Chapter 24: Urbanization and Substainable Cities

A rural area is one in which a majority of residents are supported by methods of harvesting natural resources. An urban area is one in which a majority of residents are supported by manufacturing, commerce, or services. A village is a rural community. A city is an urban community with sufficient size and complexity to support economic specialization and to require a higher level of organization and opportunity than is found in a village.

Urbanization in the United States over the past two hundred years has caused a dramatic demographic change. A similar shift is occurring in most parts of the world. Only Africa and South Asia remain predominantly rural, and cities are growing rapidly there as well. By the end of this century, we expect that more than half the world’s people will live in urban areas. Most of that urban growth will be in the supercities of the Third World. A century ago only thirteen cities had populations above 1 million; now there are 235 such cities. In the next century, that number will probably double again, and three-fourths of those cities will be in the Third World.

Cities grow by natural increase (births) and migration. People move into the city because they are "pushed" out of rural areas or because they are "pulled" in by the advantages and opportunities of the city. Huge, rapidly growing cities in the developing world often have appalling environmental conditions. Among the worst problems faced in these cities are traffic congestion, air pollution, inadequate or nonexistent sewers and waste disposal systems, water pollution, and housing shortages. Millions of people live in slums and shantytowns where conditions would crush any but the strongest spirit, yet these people raise families, educate their children, learn new jobs and new ways of living, and have hope for the future.
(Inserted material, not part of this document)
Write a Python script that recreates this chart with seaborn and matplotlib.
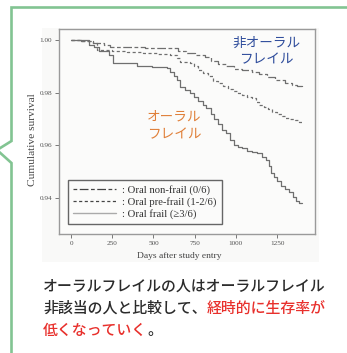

The problems of developed world cities tend to be associated with decay and blight. Over the past fifty years, many in the urban middle and upper classes moved to the suburbs, leaving elderly, very poor, handicapped, or economically marginal people in the inner city. Increasing joblessness and poverty in the inner city create a cycle of poverty from which it is difficult to escape. Still, there are ways that we can improve cities in both the developed and the developing world to make them healthier, safer, and more environmentally sound, socially just, and culturally fulfilling than they are now.